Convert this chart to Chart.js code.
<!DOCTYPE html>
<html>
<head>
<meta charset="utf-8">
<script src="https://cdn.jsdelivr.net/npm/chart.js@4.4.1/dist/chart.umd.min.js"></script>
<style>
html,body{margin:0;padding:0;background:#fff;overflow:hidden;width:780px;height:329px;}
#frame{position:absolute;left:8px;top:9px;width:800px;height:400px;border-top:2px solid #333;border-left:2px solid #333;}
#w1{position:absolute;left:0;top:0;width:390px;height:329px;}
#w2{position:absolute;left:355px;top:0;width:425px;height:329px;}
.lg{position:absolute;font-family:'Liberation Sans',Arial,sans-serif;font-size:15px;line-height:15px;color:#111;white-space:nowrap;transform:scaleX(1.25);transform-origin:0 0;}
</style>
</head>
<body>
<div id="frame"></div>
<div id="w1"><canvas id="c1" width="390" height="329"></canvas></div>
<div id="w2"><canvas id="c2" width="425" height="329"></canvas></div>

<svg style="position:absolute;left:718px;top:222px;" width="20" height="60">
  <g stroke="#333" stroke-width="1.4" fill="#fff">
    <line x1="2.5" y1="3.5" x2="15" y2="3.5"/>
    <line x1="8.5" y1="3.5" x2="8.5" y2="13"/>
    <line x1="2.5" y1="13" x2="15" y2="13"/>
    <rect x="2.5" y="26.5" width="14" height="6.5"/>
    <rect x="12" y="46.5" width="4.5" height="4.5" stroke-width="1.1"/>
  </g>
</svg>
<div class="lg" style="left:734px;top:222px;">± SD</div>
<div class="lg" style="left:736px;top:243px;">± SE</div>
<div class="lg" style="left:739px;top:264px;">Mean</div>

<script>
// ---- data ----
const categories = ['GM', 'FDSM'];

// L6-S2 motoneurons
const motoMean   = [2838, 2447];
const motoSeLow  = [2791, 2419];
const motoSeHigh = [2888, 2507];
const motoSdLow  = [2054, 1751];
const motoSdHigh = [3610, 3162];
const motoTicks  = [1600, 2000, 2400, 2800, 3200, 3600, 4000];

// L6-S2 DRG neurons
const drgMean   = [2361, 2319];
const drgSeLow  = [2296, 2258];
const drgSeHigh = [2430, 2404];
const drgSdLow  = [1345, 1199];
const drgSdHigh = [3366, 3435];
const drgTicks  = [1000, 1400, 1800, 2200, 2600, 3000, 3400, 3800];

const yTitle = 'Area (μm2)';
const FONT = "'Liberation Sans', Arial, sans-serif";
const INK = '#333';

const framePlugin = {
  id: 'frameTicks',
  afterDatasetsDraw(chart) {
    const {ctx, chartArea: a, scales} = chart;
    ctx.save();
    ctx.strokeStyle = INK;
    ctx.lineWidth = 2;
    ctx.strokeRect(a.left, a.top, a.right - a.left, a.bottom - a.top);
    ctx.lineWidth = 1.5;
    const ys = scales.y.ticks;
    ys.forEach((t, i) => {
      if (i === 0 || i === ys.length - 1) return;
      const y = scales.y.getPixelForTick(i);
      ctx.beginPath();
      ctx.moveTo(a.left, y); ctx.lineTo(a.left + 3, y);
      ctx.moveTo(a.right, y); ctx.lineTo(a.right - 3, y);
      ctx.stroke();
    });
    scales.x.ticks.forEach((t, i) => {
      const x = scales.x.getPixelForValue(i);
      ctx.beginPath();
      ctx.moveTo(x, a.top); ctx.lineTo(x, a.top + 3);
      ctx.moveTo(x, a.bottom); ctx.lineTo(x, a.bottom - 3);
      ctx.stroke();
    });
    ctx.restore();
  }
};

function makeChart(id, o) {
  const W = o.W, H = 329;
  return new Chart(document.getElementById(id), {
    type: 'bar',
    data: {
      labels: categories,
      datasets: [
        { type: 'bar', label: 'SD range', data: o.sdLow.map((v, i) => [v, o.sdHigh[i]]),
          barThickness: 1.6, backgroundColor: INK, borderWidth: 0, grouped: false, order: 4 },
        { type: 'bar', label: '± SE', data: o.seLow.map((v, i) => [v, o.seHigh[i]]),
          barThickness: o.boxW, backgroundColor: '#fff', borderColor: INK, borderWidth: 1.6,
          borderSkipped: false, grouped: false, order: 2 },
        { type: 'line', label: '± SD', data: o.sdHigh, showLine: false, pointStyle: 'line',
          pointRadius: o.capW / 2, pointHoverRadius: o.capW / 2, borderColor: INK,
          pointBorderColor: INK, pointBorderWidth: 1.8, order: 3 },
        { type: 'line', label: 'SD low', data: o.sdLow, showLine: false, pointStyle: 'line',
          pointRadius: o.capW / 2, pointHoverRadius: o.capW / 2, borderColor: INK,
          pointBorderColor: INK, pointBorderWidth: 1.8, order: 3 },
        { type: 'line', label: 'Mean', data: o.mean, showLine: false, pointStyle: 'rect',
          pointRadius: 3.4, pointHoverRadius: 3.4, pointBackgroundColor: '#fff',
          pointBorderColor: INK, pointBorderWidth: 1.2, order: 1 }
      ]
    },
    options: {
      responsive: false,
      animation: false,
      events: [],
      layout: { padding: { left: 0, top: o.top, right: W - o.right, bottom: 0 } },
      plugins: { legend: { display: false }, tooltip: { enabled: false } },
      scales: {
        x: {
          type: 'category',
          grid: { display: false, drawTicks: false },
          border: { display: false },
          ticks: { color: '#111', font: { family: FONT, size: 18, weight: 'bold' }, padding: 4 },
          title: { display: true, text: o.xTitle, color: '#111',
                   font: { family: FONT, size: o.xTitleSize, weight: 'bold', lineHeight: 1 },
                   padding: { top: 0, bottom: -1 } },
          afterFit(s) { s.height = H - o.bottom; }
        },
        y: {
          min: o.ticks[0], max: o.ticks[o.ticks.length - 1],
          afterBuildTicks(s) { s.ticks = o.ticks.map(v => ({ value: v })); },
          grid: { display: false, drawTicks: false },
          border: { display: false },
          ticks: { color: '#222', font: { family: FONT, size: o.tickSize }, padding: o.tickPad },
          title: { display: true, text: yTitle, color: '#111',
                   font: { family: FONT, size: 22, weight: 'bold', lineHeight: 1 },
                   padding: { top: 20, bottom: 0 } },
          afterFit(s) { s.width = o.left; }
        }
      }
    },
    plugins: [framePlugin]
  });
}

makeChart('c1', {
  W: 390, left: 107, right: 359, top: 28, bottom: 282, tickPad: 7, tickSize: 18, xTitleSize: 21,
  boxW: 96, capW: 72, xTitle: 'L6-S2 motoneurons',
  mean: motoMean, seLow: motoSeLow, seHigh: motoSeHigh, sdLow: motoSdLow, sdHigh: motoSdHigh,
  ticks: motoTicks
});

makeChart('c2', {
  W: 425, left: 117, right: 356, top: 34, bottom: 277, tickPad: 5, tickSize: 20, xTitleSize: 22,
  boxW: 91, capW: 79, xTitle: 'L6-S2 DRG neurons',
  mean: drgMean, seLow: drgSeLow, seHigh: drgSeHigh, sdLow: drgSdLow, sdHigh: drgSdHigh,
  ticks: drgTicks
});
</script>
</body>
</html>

###

Goal
Reproduce the data in its entirety, matching each character.

Written solution
Convert this chart to Chart.js code.
<!DOCTYPE html>
<html>
<head>
<meta charset="utf-8">
<script src="https://cdn.jsdelivr.net/npm/chart.js@4.4.1/dist/chart.umd.min.js"></script>
<style>
html,body{margin:0;padding:0;background:#fff;overflow:hidden;width:780px;height:329px;}
#frame{position:absolute;left:8px;top:9px;width:800px;height:400px;border-top:2px solid #333;border-left:2px solid #333;}
#w1{position:absolute;left:0;top:0;width:390px;height:329px;}
#w2{position:absolute;left:355px;top:0;width:425px;height:329px;}
.lg{position:absolute;font-family:'Liberation Sans',Arial,sans-serif;font-size:15px;line-height:15px;color:#111;white-space:nowrap;transform:scaleX(1.25);transform-origin:0 0;}
</style>
</head>
<body>
<div id="frame"></div>
<div id="w1"><canvas id="c1" width="390" height="329"></canvas></div>
<div id="w2"><canvas id="c2" width="425" height="329"></canvas></div>

<svg style="position:absolute;left:718px;top:222px;" width="20" height="60">
  <g stroke="#333" stroke-width="1.4" fill="#fff">
    <line x1="2.5" y1="3.5" x2="15" y2="3.5"/>
    <line x1="8.5" y1="3.5" x2="8.5" y2="13"/>
    <line x1="2.5" y1="13" x2="15" y2="13"/>
    <rect x="2.5" y="26.5" width="14" height="6.5"/>
    <rect x="12" y="46.5" width="4.5" height="4.5" stroke-width="1.1"/>
  </g>
</svg>
<div class="lg" style="left:734px;top:222px;">± SD</div>
<div class="lg" style="left:736px;top:243px;">± SE</div>
<div class="lg" style="left:739px;top:264px;">Mean</div>

<script>
// ---- data ----
const categories = ['GM', 'FDSM'];

// L6-S2 motoneurons
const motoMean   = [2838, 2447];
const motoSeLow  = [2791, 2419];
const motoSeHigh = [2888, 2507];
const motoSdLow  = [2054, 1751];
const motoSdHigh = [3610, 3162];
const motoTicks  = [1600, 2000, 2400, 2800, 3200, 3600, 4000];

// L6-S2 DRG neurons
const drgMean   = [2361, 2319];
const drgSeLow  = [2296, 2258];
const drgSeHigh = [2430, 2404];
const drgSdLow  = [1345, 1199];
const drgSdHigh = [3366, 3435];
const drgTicks  = [1000, 1400, 1800, 2200, 2600, 3000, 3400, 3800];

const yTitle = 'Area (μm2)';
const FONT = "'Liberation Sans', Arial, sans-serif";
const INK = '#333';

const framePlugin = {
  id: 'frameTicks',
  afterDatasetsDraw(chart) {
    const {ctx, chartArea: a, scales} = chart;
    ctx.save();
    ctx.strokeStyle = INK;
    ctx.lineWidth = 2;
    ctx.strokeRect(a.left, a.top, a.right - a.left, a.bottom - a.top);
    ctx.lineWidth = 1.5;
    const ys = scales.y.ticks;
    ys.forEach((t, i) => {
      if (i === 0 || i === ys.length - 1) return;
      const y = scales.y.getPixelForTick(i);
      ctx.beginPath();
      ctx.moveTo(a.left, y); ctx.lineTo(a.left + 3, y);
      ctx.moveTo(a.right, y); ctx.lineTo(a.right - 3, y);
      ctx.stroke();
    });
    scales.x.ticks.forEach((t, i) => {
      const x = scales.x.getPixelForValue(i);
      ctx.beginPath();
      ctx.moveTo(x, a.top); ctx.lineTo(x, a.top + 3);
      ctx.moveTo(x, a.bottom); ctx.lineTo(x, a.bottom - 3);
      ctx.stroke();
    });
    ctx.restore();
  }
};

function makeChart(id, o) {
  const W = o.W, H = 329;
  return new Chart(document.getElementById(id), {
    type: 'bar',
    data: {
      labels: categories,
      datasets: [
        { type: 'bar', label: 'SD range', data: o.sdLow.map((v, i) => [v, o.sdHigh[i]]),
          barThickness: 1.6, backgroundColor: INK, borderWidth: 0, grouped: false, order: 4 },
        { type: 'bar', label: '± SE', data: o.seLow.map((v, i) => [v, o.seHigh[i]]),
          barThickness: o.boxW, backgroundColor: '#fff', borderColor: INK, borderWidth: 1.6,
          borderSkipped: false, grouped: false, order: 2 },
        { type: 'line', label: '± SD', data: o.sdHigh, showLine: false, pointStyle: 'line',
          pointRadius: o.capW / 2, pointHoverRadius: o.capW / 2, borderColor: INK,
          pointBorderColor: INK, pointBorderWidth: 1.8, order: 3 },
        { type: 'line', label: 'SD low', data: o.sdLow, showLine: false, pointStyle: 'line',
          pointRadius: o.capW / 2, pointHoverRadius: o.capW / 2, borderColor: INK,
          pointBorderColor: INK, pointBorderWidth: 1.8, order: 3 },
        { type: 'line', label: 'Mean', data: o.mean, showLine: false, pointStyle: 'rect',
          pointRadius: 3.4, pointHoverRadius: 3.4, pointBackgroundColor: '#fff',
          pointBorderColor: INK, pointBorderWidth: 1.2, order: 1 }
      ]
    },
    options: {
      responsive: false,
      animation: false,
      events: [],
      layout: { padding: { left: 0, top: o.top, right: W - o.right, bottom: 0 } },
      plugins: { legend: { display: false }, tooltip: { enabled: false } },
      scales: {
        x: {
          type: 'category',
          grid: { display: false, drawTicks: false },
          border: { display: false },
          ticks: { color: '#111', font: { family: FONT, size: 18, weight: 'bold' }, padding: 4 },
          title: { display: true, text: o.xTitle, color: '#111',
                   font: { family: FONT, size: o.xTitleSize, weight: 'bold', lineHeight: 1 },
                   padding: { top: 0, bottom: -1 } },
          afterFit(s) { s.height = H - o.bottom; }
        },
        y: {
          min: o.ticks[0], max: o.ticks[o.ticks.length - 1],
          afterBuildTicks(s) { s.ticks = o.ticks.map(v => ({ value: v })); },
          grid: { display: false, drawTicks: false },
          border: { display: false },
          ticks: { color: '#222', font: { family: FONT, size: o.tickSize }, padding: o.tickPad },
          title: { display: true, text: yTitle, color: '#111',
                   font: { family: FONT, size: 22, weight: 'bold', lineHeight: 1 },
                   padding: { top: 20, bottom: 0 } },
          afterFit(s) { s.width = o.left; }
        }
      }
    },
    plugins: [framePlugin]
  });
}

makeChart('c1', {
  W: 390, left: 107, right: 359, top: 28, bottom: 282, tickPad: 7, tickSize: 18, xTitleSize: 21,
  boxW: 96, capW: 72, xTitle: 'L6-S2 motoneurons',
  mean: motoMean, seLow: motoSeLow, seHigh: motoSeHigh, sdLow: motoSdLow, sdHigh: motoSdHigh,
  ticks: motoTicks
});

makeChart('c2', {
  W: 425, left: 117, right: 356, top: 34, bottom: 277, tickPad: 5, tickSize: 20, xTitleSize: 22,
  boxW: 91, capW: 79, xTitle: 'L6-S2 DRG neurons',
  mean: drgMean, seLow: drgSeLow, seHigh: drgSeHigh, sdLow: drgSdLow, sdHigh: drgSdHigh,
  ticks: drgTicks
});
</script>
</body>
</html>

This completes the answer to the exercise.